The lowest three-year fixed P&I owner-occupier rate is currently Freedom Lend’s 3.49% interest rate (*comparison rate 3.87%), according to Canstar’s database.
ANZ’s biggest rate cut for investor loans was made to its three-year fixed interest-only loan, which now has an interest rate of 4.64% (*comparison rate 4.34%), down 0.30 percentage points.
Mr Mickenbecker said the bank was reducing rates to be competitive and to lure customers back after losing ground to other lenders.
“ANZ has been in the very unusual situation of having their loan book actually contract,” Mr Mickenbecker said.

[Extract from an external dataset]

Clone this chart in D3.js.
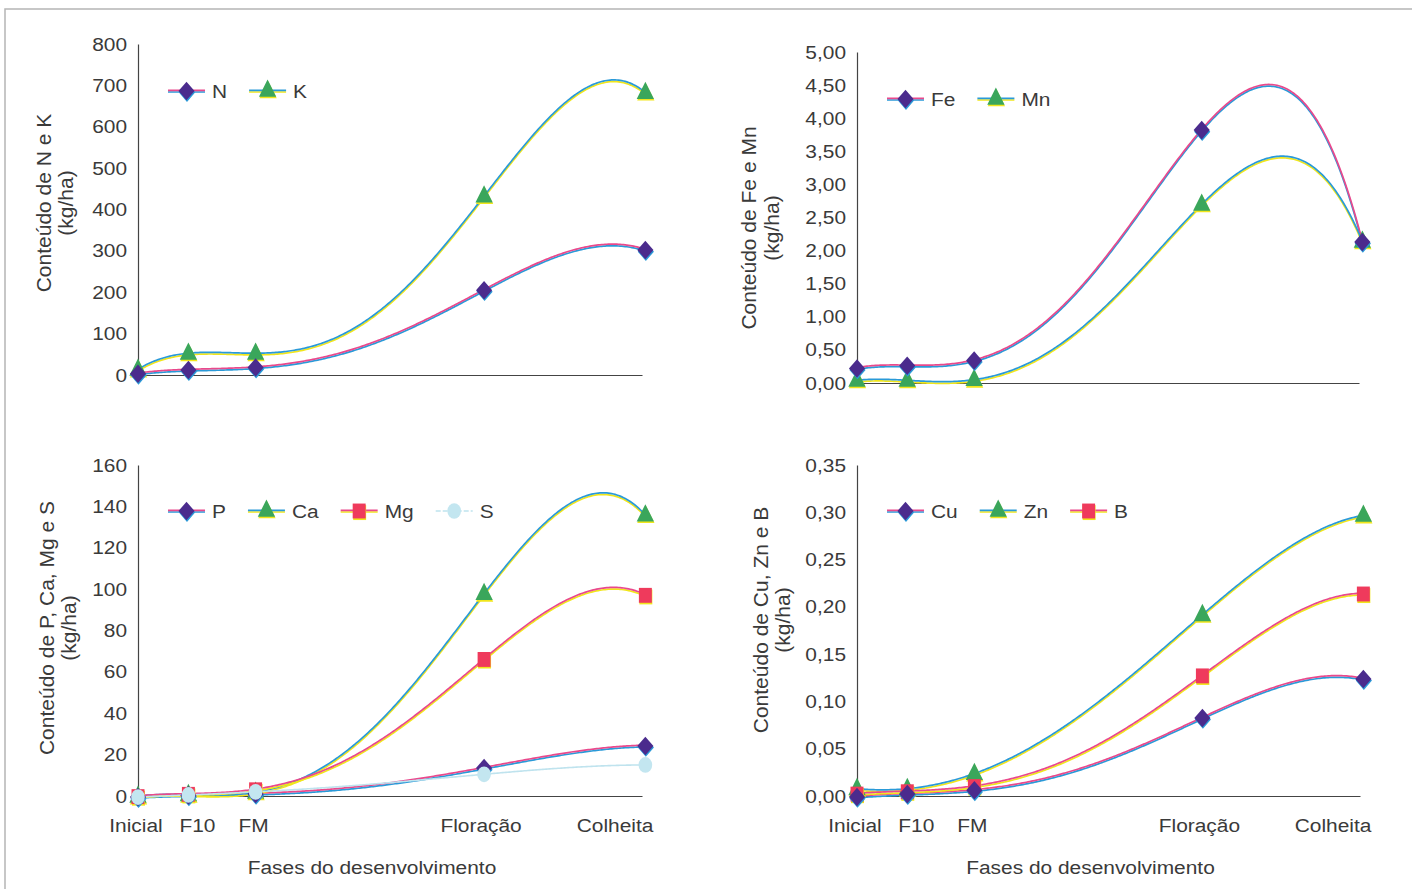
<!DOCTYPE html>
<html>
<head>
<meta charset="utf-8">
<script src="https://cdn.jsdelivr.net/npm/d3@7"></script>
<style>
  body { margin: 0; background: #fff; }
  text { font-family: "Liberation Sans", Arial, sans-serif; fill: #3a3a3a; }
</style>
</head>
<body>
<svg id="chart" width="1412" height="889"></svg>
<script>
// phases of development and their position on the time scale
const phases = ["Inicial", "F10", "FM", "Floração", "Colheita"];
const phaseDays = [0, 15, 35, 103, 151];

// macro nutrients (kg/ha)
const N = [3, 12, 18, 205, 302];
const K = [12, 51, 51, 431, 681];
const P = [-0.5, 0.3, 1.0, 13.5, 24.2];
const Ca = [-0.5, 0.3, 1.5, 97.5, 135.5];
const Mg = [-0.3, 0.8, 3.0, 66, 97];
const S = [-0.5, 0.5, 2.0, 10.5, 15];

// micro nutrients (kg/ha)
const Fe = [0.22, 0.26, 0.34, 3.82, 2.13];
const Mn = [0.03, 0.03, 0.04, 2.69, 2.13];
const Cu = [-0.001, 0.002, 0.006, 0.0825, 0.1237];
const Zn = [0.007, 0.007, 0.023, 0.191, 0.296];
const B = [0.002, 0.0045, 0.010, 0.127, 0.2136];

// look of each series (printed with a slight colour shift)
const looks = {
  purple: { top: "#e9498c", bottom: "#2a9ad8", fill: "#4b2b8d", shadow: "#2a9ad8", shape: "diamond" },
  green:  { top: "#2a9ad8", bottom: "#f1e61c", fill: "#3aa65b", shadow: "#f1e61c", shape: "triangle" },
  red:    { top: "#e9498c", bottom: "#f1e61c", fill: "#ef3a5c", shadow: "#f1e61c", shape: "square" },
  cyan:   { top: "#bfe3ee", bottom: null, fill: "#c3e6f0", shadow: null, shape: "circle" }
};

const panels = [
  { series: [["N", N, "purple"], ["K", K, "green"]], yMax: 800, yStep: 100, dec: 0,
    title: "Conteúdo de N e K", left: 138, top: 44, width: 504, height: 331,
    titleX: [-87, -65], titleY: 203, xLabels: false },
  { series: [["Fe", Fe, "purple"], ["Mn", Mn, "green"]], yMax: 5, yStep: 0.5, dec: 2,
    title: "Conteúdo de Fe e Mn", left: 857, top: 52, width: 502, height: 331,
    titleX: [-101, -78], titleY: 228, xLabels: false },
  { series: [["P", P, "purple"], ["Ca", Ca, "green"], ["Mg", Mg, "red"], ["S", S, "cyan"]], yMax: 160, yStep: 20, dec: 0,
    title: "Conteúdo de P, Ca, Mg e S", left: 138, top: 465, width: 504, height: 331,
    titleX: [-84, -62], titleY: 628, xLabels: true },
  { series: [["Cu", Cu, "purple"], ["Zn", Zn, "green"], ["B", B, "red"]], yMax: 0.35, yStep: 0.05, dec: 2,
    title: "Conteúdo de Cu, Zn e B", left: 857, top: 465, width: 503, height: 331,
    titleX: [-89, -67], titleY: 620, xLabels: true }
];

const svg = d3.select("#chart");
const ptBr = d3.formatLocale({ decimal: ",", thousands: ".", grouping: [3], currency: ["R$", ""] });
const stretch = 1.1; // the scanned text is a bit wider than the font
const labelShift = [-2, 9, -2, -3, 8]; // phase labels are not exactly under the points

// figure frame
svg.append("path")
  .attr("d", "M5,889V9H1412")
  .attr("fill", "none")
  .attr("stroke", "#b5b5b5")
  .attr("stroke-width", 1.5);

// polynomial trend line through all the points (order 4)
function poly(xs, ys) {
  return x => d3.sum(ys, (y, i) => {
    let l = 1;
    xs.forEach((xj, j) => { if (j !== i) l *= (x - xj) / (xs[i] - xj); });
    return y * l;
  });
}

function marker(g, shape, look, size) {
  const sym = { diamond: d3.symbolSquare, triangle: d3.symbolTriangle, square: d3.symbolSquare, circle: d3.symbolCircle }[shape];
  const sz = { diamond: size * 0.62, triangle: size * 0.62, square: size * 0.8, circle: size * 0.7 }[shape];
  const rot = shape === "diamond" ? " rotate(45)" : "";
  const path = d3.symbol().type(sym).size(sz)();
  if (look.shadow) {
    g.append("path").attr("d", path).attr("fill", look.shadow)
      .attr("transform", "translate(0.5,1.6) scale(1,1.15)" + rot);
  }
  g.append("path").attr("d", path).attr("fill", look.fill)
    .attr("transform", "scale(1,1.15)" + rot);
}

const drawOrder = { triangle: 0, square: 1, diamond: 2, circle: 3 };

panels.forEach(p => {
  const x = d3.scaleLinear().domain([0, 150]).range([p.left, p.left + p.width]);
  const y = d3.scaleLinear().domain([0, p.yMax]).range([p.top + p.height, p.top]);
  const fmt = ptBr.format("." + p.dec + "f");

  // y axis
  const yAxis = svg.append("g")
    .attr("transform", `translate(${p.left},0)`)
    .call(d3.axisLeft(y)
      .tickValues(d3.range(0, p.yMax + p.yStep / 2, p.yStep))
      .tickFormat(fmt)
      .tickSize(0)
      .tickPadding(10));
  yAxis.select(".domain").attr("stroke", "#444").attr("stroke-width", 1.2);
  yAxis.selectAll("text")
    .attr("font-size", 19)
    .attr("font-family", "Liberation Sans, Arial, sans-serif")
    .attr("fill", "#3a3a3a")
    .attr("transform", `scale(${stretch},1)`);

  // x axis (line only)
  const xAxis = svg.append("g")
    .attr("transform", `translate(0,${y(0)})`)
    .call(d3.axisBottom(x).tickValues([]).tickSizeOuter(0));
  xAxis.select(".domain").attr("stroke", "#444").attr("stroke-width", 1.2);

  if (p.xLabels) {
    svg.append("g").selectAll("text")
      .data(phases)
      .join("text")
      .attr("transform", (d, i) => `translate(${x(phaseDays[i]) + labelShift[i]},${y(0) + 36}) scale(${stretch},1)`)
      .attr("text-anchor", (d, i) => i === phases.length - 1 ? "end" : "middle")
      .attr("font-size", 19)
      .text(d => d);
    svg.append("text")
      .attr("transform", `translate(${p.left + p.width / 2 - 18},${y(0) + 78}) scale(${stretch},1)`)
      .attr("text-anchor", "middle")
      .attr("font-size", 19)
      .text("Fases do desenvolvimento");
  }

  // y axis title
  [p.title, "(kg/ha)"].forEach((t, i) => {
    svg.append("text")
      .attr("transform", `translate(${p.left + p.titleX[i]},${p.titleY}) rotate(-90)`)
      .attr("text-anchor", "middle")
      .attr("font-size", 21)
      .text(t);
  });

  // curves
  const xs = d3.range(phaseDays[0], phaseDays[phaseDays.length - 1] + 0.01, 0.5);
  const line = d3.line().x(d => x(d[0])).y(d => y(d[1]));
  const curves = svg.append("g");
  p.series.forEach(([name, values, lk]) => {
    const look = looks[lk];
    const f = poly(phaseDays, values);
    const pts = xs.map(d => [d, f(d)]);
    if (look.bottom) {
      curves.append("path").attr("d", line(pts)).attr("fill", "none")
        .attr("stroke", look.bottom).attr("stroke-width", 1.7)
        .attr("transform", "translate(0,1)");
      curves.append("path").attr("d", line(pts)).attr("fill", "none")
        .attr("stroke", look.top).attr("stroke-width", 1.7)
        .attr("transform", "translate(0,-0.7)");
    } else {
      curves.append("path").attr("d", line(pts)).attr("fill", "none")
        .attr("stroke", look.top).attr("stroke-width", 1.6);
    }
  });

  // markers
  const ordered = p.series.slice().sort((a, b) => drawOrder[looks[a[2]].shape] - drawOrder[looks[b[2]].shape]);
  ordered.forEach(([name, values, lk]) => {
    const look = looks[lk];
    values.forEach((v, i) => {
      const g = svg.append("g").attr("transform", `translate(${x(phaseDays[i])},${y(v)})`);
      marker(g, look.shape, look, 210);
    });
  });

  // legend
  const legendY = p.top + (p.xLabels ? 46 : 47);
  let lx = p.left + 30;
  p.series.forEach(([name, values, lk]) => {
    const look = looks[lk];
    const g = svg.append("g").attr("transform", `translate(${lx},${legendY})`);
    if (look.bottom) {
      g.append("line").attr("x1", 0).attr("x2", 37).attr("y1", 1).attr("y2", 1)
        .attr("stroke", look.bottom).attr("stroke-width", 1.7);
      g.append("line").attr("x1", 0).attr("x2", 37).attr("y1", -0.7).attr("y2", -0.7)
        .attr("stroke", look.top).attr("stroke-width", 1.7);
    } else {
      g.append("line").attr("x1", 0).attr("x2", 37).attr("stroke", look.top)
        .attr("stroke-width", 1.6).attr("stroke-dasharray", "5,2");
    }
    marker(g.append("g").attr("transform", "translate(18.5,0)"), look.shape, look, 210);
    const label = g.append("text")
      .attr("transform", `translate(44,7) scale(${stretch},1)`)
      .attr("font-size", 19)
      .text(name);
    lx += 44 + label.node().getComputedTextLength() * stretch + 22;
  });
});
</script>
</body>
</html>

“They really have to do something to make sure they can turn that around and start building their market share again.”
At its half-year results, ANZ CEO Shayne Elliott admitted the bank had been too cautious in tightening its lending amid falling home values and greater scrutiny around responsible lending standards triggered by the banking royal commission.
Mr Mickenbecker said ANZ was following the market trend with these rate cuts, given the major banks and second-tier lenders have already reduced fixed rates recently.
“The bank bill swap rate (BBSW) is down again over the last fortnight, which doesn’t necessarily mean that the banks are instantly funding their book at a lower price, but it’s an indication that some of the wholesale funding pressure is easing even further,” he added.
Macquarie Bank has also reduced interest rates on a number of its fixed and variable rate packaged and standard (non-packaged) home loans today.
The largest variable rate cut of 0.51 percentage points applies to an interest-only investment loan for customers who can put down a deposit of at least 20%. It now has an interest rate of 4.49% (*comparison rate 4.49%).
As for Macquarie’s standard P&I fixed home loans, the largest cut of 0.20 percentage points applies to its one-year fixed loans for customers who can pay a 30%, 20% or 5% deposit.
The bank has been repricing its home loans throughout the year, having hiked variable loans in early February, decreased fixed rate loans in March and again in April.
Taking into account all of Macquarie’s rate changes since the start of this year, its five-year fixed P&I loans have had the greatest rate cuts.